_Direction_: Reproduce the listing below from the line with "Rebuild this chart" to the line with "plt.rcParams['font.family'] = ['Liberation Serif', 'DejaVu", both lines included, character for character, minus any pictures.

_Records contained in a dataset_:
== == ==
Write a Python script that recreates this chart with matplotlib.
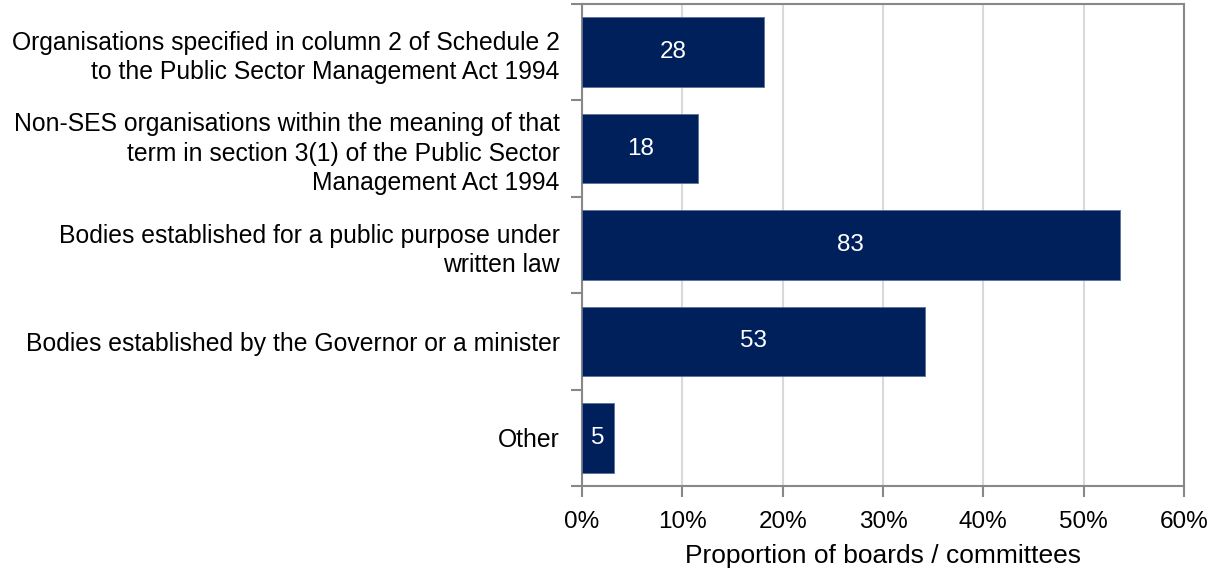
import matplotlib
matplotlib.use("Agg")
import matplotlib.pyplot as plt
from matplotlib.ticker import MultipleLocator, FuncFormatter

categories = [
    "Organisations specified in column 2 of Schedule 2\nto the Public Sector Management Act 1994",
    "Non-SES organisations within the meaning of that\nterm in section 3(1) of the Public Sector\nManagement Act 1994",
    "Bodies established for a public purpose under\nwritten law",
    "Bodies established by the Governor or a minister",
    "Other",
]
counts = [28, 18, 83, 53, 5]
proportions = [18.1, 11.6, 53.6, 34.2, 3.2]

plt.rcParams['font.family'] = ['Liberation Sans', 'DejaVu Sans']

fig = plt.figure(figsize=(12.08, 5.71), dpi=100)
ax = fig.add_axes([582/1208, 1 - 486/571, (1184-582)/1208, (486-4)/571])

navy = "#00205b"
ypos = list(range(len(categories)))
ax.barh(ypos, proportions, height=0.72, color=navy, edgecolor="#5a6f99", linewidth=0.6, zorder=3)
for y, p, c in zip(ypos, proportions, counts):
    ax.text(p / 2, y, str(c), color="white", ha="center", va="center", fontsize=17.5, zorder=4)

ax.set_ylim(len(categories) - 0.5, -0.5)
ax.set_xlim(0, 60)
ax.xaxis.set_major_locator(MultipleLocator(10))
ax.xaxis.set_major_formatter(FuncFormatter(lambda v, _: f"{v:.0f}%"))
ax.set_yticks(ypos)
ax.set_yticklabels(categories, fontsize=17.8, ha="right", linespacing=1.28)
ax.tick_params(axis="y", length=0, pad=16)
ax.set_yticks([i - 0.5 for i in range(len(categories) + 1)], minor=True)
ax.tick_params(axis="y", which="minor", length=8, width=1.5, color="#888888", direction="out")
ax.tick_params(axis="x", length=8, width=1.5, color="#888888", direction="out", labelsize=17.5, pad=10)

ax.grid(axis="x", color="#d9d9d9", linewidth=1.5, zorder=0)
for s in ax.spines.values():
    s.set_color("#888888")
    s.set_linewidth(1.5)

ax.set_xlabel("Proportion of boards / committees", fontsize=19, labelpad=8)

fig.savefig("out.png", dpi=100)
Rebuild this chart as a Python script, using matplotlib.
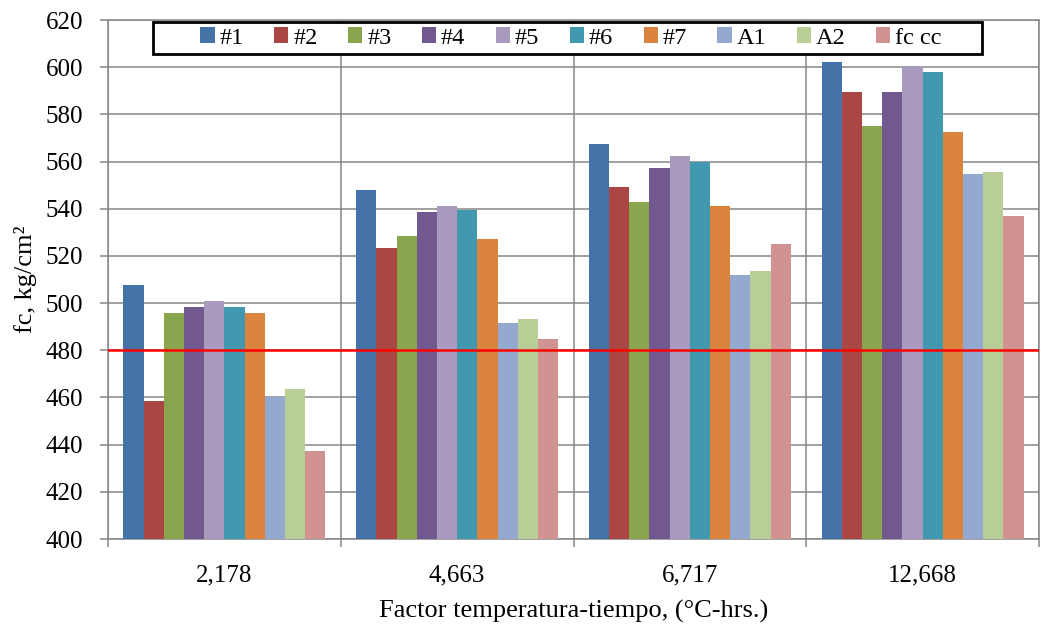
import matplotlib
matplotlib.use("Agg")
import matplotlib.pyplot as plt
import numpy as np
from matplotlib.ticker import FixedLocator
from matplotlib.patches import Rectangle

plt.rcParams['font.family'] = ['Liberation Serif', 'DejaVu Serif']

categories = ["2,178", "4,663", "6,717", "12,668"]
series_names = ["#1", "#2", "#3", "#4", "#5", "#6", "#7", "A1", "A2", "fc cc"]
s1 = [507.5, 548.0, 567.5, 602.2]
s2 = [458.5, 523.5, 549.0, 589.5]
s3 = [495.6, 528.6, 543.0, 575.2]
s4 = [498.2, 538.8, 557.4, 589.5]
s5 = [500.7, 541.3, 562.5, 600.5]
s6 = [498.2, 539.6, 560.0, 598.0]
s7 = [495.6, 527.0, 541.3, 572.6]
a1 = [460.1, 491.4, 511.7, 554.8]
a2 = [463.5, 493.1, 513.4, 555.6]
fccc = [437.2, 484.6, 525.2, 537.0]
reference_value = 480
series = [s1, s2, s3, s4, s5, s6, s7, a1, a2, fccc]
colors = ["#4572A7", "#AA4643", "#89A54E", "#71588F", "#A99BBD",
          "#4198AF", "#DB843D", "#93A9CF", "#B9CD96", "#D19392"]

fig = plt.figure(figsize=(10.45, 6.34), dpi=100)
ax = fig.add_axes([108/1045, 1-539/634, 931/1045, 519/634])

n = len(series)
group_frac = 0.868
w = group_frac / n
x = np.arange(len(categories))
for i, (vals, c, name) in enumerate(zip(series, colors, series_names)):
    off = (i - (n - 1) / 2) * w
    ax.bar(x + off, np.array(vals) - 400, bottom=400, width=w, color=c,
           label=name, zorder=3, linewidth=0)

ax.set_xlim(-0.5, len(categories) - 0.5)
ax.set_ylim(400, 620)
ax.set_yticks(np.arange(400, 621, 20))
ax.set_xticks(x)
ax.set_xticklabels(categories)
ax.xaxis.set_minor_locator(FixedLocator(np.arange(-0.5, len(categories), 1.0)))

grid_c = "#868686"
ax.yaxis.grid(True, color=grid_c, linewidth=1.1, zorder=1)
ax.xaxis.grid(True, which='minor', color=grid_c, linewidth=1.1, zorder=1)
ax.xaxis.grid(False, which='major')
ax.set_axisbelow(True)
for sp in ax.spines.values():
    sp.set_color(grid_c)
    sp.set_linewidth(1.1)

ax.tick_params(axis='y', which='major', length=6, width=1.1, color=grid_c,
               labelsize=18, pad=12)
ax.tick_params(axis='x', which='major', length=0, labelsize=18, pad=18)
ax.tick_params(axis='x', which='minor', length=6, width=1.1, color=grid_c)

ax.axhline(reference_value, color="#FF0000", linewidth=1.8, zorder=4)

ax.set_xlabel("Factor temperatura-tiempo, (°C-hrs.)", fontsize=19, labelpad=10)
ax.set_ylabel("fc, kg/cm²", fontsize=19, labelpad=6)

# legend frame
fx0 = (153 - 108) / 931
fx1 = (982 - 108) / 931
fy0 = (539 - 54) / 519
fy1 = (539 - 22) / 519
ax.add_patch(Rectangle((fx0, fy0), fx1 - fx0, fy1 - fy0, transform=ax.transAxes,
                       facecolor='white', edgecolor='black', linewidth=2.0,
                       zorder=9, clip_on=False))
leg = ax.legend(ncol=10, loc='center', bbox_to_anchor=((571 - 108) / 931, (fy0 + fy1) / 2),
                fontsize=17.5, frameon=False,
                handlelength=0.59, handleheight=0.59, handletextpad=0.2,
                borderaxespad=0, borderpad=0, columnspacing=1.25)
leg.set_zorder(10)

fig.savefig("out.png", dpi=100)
== == ==
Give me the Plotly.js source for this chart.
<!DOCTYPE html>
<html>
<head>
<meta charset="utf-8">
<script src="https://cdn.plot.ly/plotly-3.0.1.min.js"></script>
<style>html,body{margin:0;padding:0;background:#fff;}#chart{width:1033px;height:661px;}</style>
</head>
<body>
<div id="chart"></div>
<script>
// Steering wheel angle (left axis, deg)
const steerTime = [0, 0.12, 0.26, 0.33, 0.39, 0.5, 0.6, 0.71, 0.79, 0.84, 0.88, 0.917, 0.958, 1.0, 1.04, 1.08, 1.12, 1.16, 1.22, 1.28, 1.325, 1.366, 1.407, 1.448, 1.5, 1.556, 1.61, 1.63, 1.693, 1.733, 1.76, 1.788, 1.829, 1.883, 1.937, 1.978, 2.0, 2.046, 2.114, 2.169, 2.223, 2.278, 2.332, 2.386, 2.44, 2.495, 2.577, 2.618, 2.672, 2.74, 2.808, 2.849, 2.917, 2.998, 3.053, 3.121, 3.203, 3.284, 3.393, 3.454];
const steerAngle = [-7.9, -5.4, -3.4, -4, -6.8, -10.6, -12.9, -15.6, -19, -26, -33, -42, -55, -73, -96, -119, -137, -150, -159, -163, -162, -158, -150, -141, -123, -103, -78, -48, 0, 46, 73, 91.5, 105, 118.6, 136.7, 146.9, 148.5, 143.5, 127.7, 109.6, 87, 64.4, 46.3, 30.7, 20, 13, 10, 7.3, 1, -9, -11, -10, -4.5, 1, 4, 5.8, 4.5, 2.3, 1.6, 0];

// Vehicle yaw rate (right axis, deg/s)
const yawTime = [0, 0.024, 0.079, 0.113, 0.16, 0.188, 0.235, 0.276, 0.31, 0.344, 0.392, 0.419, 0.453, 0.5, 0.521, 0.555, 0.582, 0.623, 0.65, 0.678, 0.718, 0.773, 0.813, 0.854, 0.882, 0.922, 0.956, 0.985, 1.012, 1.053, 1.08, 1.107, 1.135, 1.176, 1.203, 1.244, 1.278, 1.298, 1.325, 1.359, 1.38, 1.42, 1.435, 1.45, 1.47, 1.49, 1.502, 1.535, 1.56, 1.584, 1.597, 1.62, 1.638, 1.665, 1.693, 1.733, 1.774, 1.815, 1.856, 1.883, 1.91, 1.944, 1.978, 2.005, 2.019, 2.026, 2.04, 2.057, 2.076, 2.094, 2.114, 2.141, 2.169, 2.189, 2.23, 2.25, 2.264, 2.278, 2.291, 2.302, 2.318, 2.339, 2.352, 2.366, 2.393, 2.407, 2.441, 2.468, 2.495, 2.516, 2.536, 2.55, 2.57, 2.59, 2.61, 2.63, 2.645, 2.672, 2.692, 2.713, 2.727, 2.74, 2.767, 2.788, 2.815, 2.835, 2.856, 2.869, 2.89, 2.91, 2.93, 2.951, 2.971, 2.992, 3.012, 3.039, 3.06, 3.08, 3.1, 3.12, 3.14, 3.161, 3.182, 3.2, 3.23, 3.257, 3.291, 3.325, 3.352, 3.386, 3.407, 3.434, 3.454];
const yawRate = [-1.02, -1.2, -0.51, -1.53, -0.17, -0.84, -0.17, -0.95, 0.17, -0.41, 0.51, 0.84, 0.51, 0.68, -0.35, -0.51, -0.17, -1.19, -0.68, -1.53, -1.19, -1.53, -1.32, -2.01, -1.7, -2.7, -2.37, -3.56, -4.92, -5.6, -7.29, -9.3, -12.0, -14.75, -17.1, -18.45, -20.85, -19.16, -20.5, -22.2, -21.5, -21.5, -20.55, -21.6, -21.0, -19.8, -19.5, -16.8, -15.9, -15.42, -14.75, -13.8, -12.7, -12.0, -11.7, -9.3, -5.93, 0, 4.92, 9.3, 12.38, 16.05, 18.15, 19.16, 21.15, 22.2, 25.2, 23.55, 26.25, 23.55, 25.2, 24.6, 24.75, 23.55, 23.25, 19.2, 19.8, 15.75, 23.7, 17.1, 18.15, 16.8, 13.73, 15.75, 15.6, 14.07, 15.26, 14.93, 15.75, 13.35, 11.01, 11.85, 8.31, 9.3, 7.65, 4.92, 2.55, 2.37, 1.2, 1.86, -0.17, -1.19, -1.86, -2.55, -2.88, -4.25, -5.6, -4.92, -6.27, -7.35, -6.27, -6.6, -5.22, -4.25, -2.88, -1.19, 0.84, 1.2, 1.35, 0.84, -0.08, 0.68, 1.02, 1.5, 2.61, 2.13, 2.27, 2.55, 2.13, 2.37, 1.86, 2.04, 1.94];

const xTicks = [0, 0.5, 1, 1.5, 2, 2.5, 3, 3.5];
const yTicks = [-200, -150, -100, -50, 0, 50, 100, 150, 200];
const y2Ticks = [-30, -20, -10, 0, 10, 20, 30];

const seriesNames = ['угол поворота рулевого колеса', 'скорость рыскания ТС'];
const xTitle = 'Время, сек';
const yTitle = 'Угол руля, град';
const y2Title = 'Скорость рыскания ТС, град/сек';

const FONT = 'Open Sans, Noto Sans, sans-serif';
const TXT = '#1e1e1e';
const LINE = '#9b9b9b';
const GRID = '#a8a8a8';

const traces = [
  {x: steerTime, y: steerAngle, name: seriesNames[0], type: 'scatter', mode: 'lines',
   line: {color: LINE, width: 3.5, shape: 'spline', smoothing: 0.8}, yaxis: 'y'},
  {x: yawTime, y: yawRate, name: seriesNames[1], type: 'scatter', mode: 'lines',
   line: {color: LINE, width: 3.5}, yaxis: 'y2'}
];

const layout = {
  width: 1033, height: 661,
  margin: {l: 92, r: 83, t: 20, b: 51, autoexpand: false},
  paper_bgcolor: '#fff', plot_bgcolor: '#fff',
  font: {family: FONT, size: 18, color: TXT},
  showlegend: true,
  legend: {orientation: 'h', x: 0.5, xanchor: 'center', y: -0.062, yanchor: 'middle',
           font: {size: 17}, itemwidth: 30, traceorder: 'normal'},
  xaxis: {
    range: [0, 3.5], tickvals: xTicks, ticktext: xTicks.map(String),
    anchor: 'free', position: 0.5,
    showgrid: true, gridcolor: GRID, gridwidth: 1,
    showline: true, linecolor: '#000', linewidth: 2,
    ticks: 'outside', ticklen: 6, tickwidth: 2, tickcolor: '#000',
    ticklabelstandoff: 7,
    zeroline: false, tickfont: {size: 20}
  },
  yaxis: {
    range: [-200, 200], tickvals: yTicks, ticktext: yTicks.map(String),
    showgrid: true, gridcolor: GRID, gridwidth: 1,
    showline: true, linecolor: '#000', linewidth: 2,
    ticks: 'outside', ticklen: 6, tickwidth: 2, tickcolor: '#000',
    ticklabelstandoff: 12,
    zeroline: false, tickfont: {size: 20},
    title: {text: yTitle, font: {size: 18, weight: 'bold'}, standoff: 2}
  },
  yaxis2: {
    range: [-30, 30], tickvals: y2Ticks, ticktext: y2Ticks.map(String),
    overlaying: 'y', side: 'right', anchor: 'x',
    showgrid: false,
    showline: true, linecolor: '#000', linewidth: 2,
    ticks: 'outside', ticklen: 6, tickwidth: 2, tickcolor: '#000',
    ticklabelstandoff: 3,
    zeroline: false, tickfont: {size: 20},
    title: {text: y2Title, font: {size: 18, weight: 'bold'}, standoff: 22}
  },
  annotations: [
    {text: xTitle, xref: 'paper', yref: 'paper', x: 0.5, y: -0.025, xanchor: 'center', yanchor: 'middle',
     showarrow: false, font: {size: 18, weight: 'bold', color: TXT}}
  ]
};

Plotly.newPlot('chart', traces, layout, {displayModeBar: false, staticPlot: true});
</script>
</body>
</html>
== == ==
_Task response_:
Rebuild this chart as a Python script, using matplotlib.
import matplotlib
matplotlib.use("Agg")
import matplotlib.pyplot as plt
import numpy as np
from matplotlib.ticker import FixedLocator
from matplotlib.patches import Rectangle

plt.rcParams['font.family'] = ['Liberation Serif', 'DejaVu Serif']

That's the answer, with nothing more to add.